YAY I’m so glad you included the upgrade option! When my parents got married, my mom wanted a tiny ring, since they didn’t have a lot of money and were planning kids right away. About 8 years later, she upgraded it to a simple but elegant band with a lovely row of diamonds. Another couple years later, with their upcoming 25th anniversary, they upgraded it again to a custom ring by a local goldsmith, chunky yellow gold with a high quality almost carat. I’ve asked, and she has no regrets about doing it this way, she got an amazing ring when it wouldn’t cripple them financially.
I had to let an amazing ring go from a big box store because it just didn’t make sense for me. (Guys, it had a plain band, but secret stones on the SIDES. So when you moved your hand, it was like BAM, whole different bling!)
Here are the truths I realized, and I’m sharing:
1.) Everything about a jewelry store is designed to make those rings seem way more awesome than they are. The setup of lights makes them more shiny and spectacular than they will ever be in your day-to-day life.
2.) The love affair wears off. Committing to a ring is a lot like a romance: the first part is hot and heavy, but you eventually bond and fall into a warm, loving, farting-in-my-sweatpants zone of comfort. Whichever you choose will become YOUR ring. So the real question becomes… which ring would you rather wear while you wipe your butt?
3.) Seconding the offbeat alternatives, and it’s the route I went. I virtually guarantee that those rings exist as CZ or moissanite. I bet that those rings exist in less expensive metals. I even bet that those exact rings exist elsewhere at a lower price, possibly pre-owned.
4.) If all else fails, self-bribery usually works for me. My smart, well-researched ring choice meant I saved $600-$2000 off my next-closest choices. While it’s not technically money saved, I suddenly felt a lot more secure in my choice when I treated myself to a pair of earrings that matched my ring.
I’ve never been a diamond girl. I don’t buy into the consumerism of “diamonds” being rare, especially when they can be manufactured instead of mined. Also there are far more beautiful & rare stones on this planet.
Stay away from the commercial jewellers. Go to local small jewellers that sell new & antique, etsy or eBay. The mark up on all jewelry especially wedding rings is crazy ridiculous.
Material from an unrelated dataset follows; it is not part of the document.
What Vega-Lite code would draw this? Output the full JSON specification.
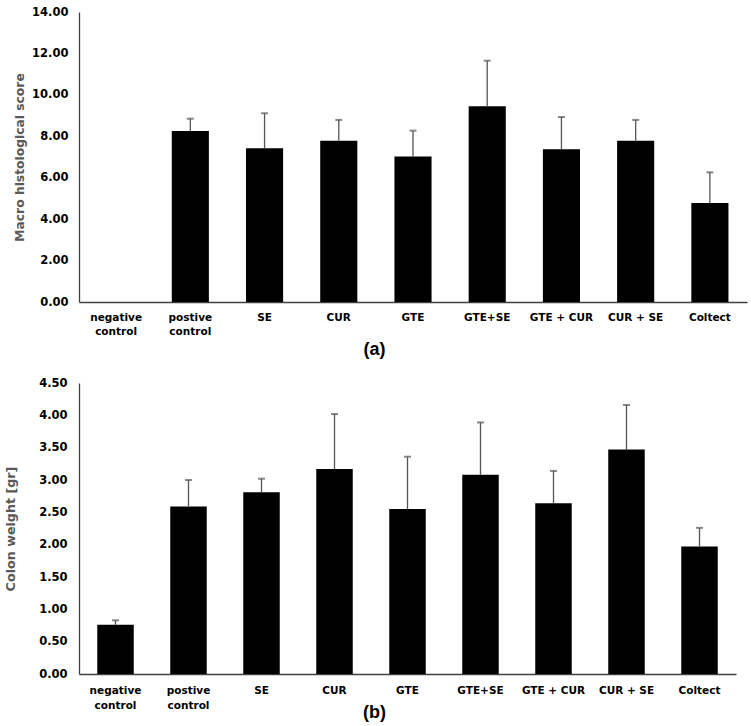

When I was planning my wedding party winter I spent months shopping on etsy, I wanted something unique and telling of our personalities & relationship. Symbolism is important to us, he’s not the flashy kind & kept telling me he wanted a plain band, I’m not into bling but I am into design & aesthetic, I wanted more than a cluster of meaningless stones on my finger for the next 60 years. After at least 3 artist fail attempts with negotiating what I ideally wanted I eventually “settled” for what meant the most. Our bands are open weave Celtic trinity knots (symbolising the promise to love each other yesterday, today & tomorrow), my engagement ring came from a different artist but it still has trinity knots on it flanking each side of a small green emerald for May when we married & on each side of it are small accent diamonds.
He loves his ring & the unique ascetic of it, he’s very happy that is not a plain band. I’ve gotten so many compliments on my set, more so than any cluster of diamonds that look like every other women’s wedding rings.
Go for personality. Go for style. Dare to be different!
You guys should write an article on how to handle a situation where one partner is off-beat and one partner is not (like in this case). That would be a very helpful article.
http://offbeatwed.com/offbeat-bride-and-traditional-groom <<< They already have an article for that! 😀
I’ve had complete strangers tell me that my ring is the most beautiful they have ever seen. You should see the way their eyes bulge when I tell them it’s from Etsy and cost less than $800. Rose gold, half eternity diamond pave with a Charles & Colvard Moissanite stone in prong, pave set.